1989’s “Lean On Me” follows a strict but passionate principal and his tireless work to improve the inner city school he oversees. Per Deadline, the TV adaptation will feature a similar story, but this time the principal will be a young black woman. When Amarie Baldwin “scores the principal job at an Akron, Ohio, public high school, she must dig deep to transform a failing campus into an urban oasis,” the source hints. “In a time when education and school safety have life-or-death stakes, Amarie will take on a broken system that tests her mettle, love life, and family. But can she keep her moxie in check in order to embody the aspirational educator that motivates and uplifts an entire community?”
Wendy Calhoun (“Empire”) is writing and exec producing. LeBron James and John Legend are among the project’s other EPs.
Mostly recently Calhoun served as a writer and consulting producer on the “Grey’s Anatomy” spinoff “Station 19.” It returns for a second season October 4 on ABC. Calhoun’s myriad other credits include “Nashville,” “Revenge,” and “Justified.”
Entertainment One scored the TV rights to “State of Wonder” “in a competitive situation,” with plans to make it into a limited series, Deadline writes.
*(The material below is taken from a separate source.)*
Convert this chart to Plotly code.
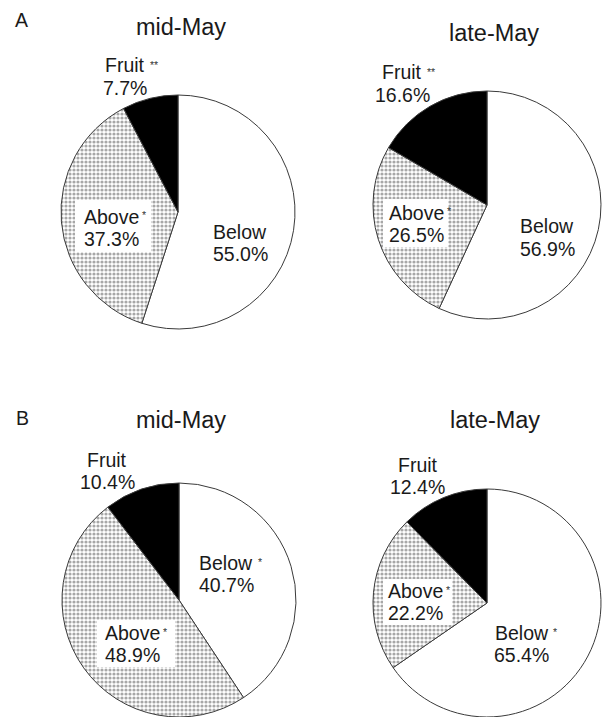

Mortimer and her producing partner and husband, Alessandro Nivola, are producing the project via their King Bee shingle. Lucy Donnelly will produce as well.
Published in 2011, “State of Wonder” sees Dr. Marina Singh traveling deep into the Amazon rain forest in search of her mentor, Dr. Annick Swenson. Swenson “vanished while conducting research into the prolonged fertility of the women of an isolated Amazonian tribe,” Deadline details. “As Marina embarks upon this uncertain odyssey, she will be forced to surrender herself to the lush but forbidding world that awaits her in the darkest reaches of the rain forest.”
The book was nominated for the 2011 Wellcome Trust Book Prize and shortlisted for the 2012 Orange Prize for Fiction.
Mortimer spearheaded the pursuit of “State of Wonder” for eOne, but there are no plans for her or Nivola to star. You can see Mortimer in theaters now in Isabel Coixet’s “The Bookshop.” She’ll next appear in “Mary Poppins Returns,” out December 19.
The Julianne Moore-starring film adaptation of Patchett’s “Bel Canto” opens today, September 14. The story sees an opera singer and other attendees of a state dinner be taken hostage by guerrilla forces in an unnamed South American country. Novels “The Patron Saint of Liars,” “Run,” and “Commonwealth,” essay collection “This Is the Story of a Happy Marriage,” and memoir “Truth & Beauty” are among the author’s other books. Patchett also co-owns Nashville bookstore Parnassus Books.